O quarteirão de Cerdá não se pretende fechado. Porém, a crítica à rua-corredor da cidade tradicional e do quarteirão fechado, não é forte o suficiente, de maneira a tornar a disposição dos edifícios totalmente independente das vias. A solução de Cerdá concretiza-se sim, na formação de bandas em L ou =, nunca perdendo a referência da retícula. A não ocupação total do perímetro do quarteirão, representa, no plano, a possibilidade da inserção de espaços-corredor e espaços-largos verdes. Na prática, os quarteirões acabaram por se fechar, transformando o seu espaço interior num espaço privado e até alguns espaços destinados a equipamentos foram ocupados. Porém, a ‘ensanche’ resiste, incessantemente, à lógica do zonamento funcional.

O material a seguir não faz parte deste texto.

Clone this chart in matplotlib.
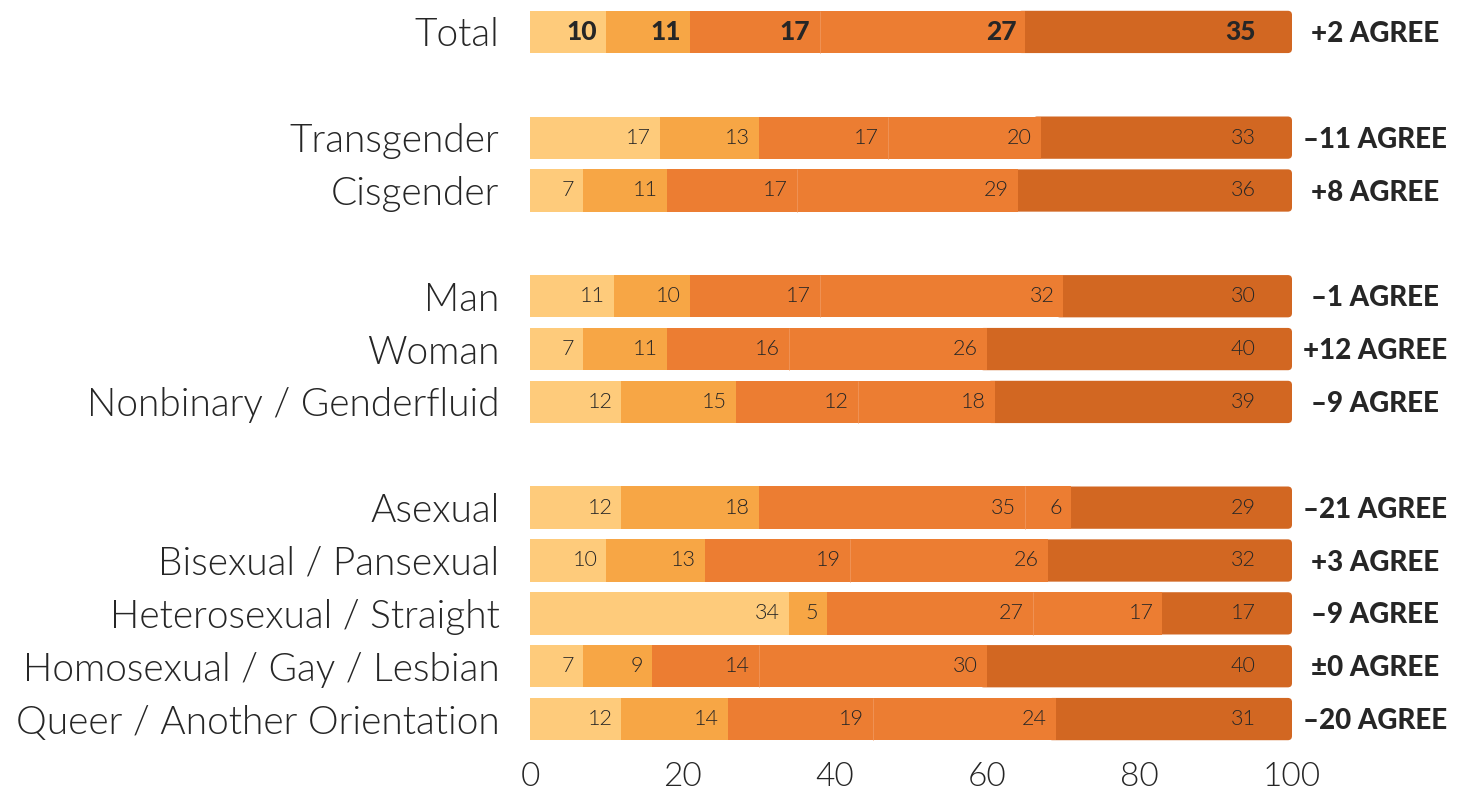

A matriz regular é, em Barcelona, excepcional pelo chanfro de 20m nos gavetos de cada cruzamento. Supera-se, assim o simplismo viário, pela quadrícula quase octogonal e pelo traçado de grandes diagonais que relacionam a nova cidade com os aglomerados pré-existentes. Cerdá, ao associar-se às fracções progressistas da burguesia liberal, traça, sem dúvida, a maior expansão planeada das capitais europeias.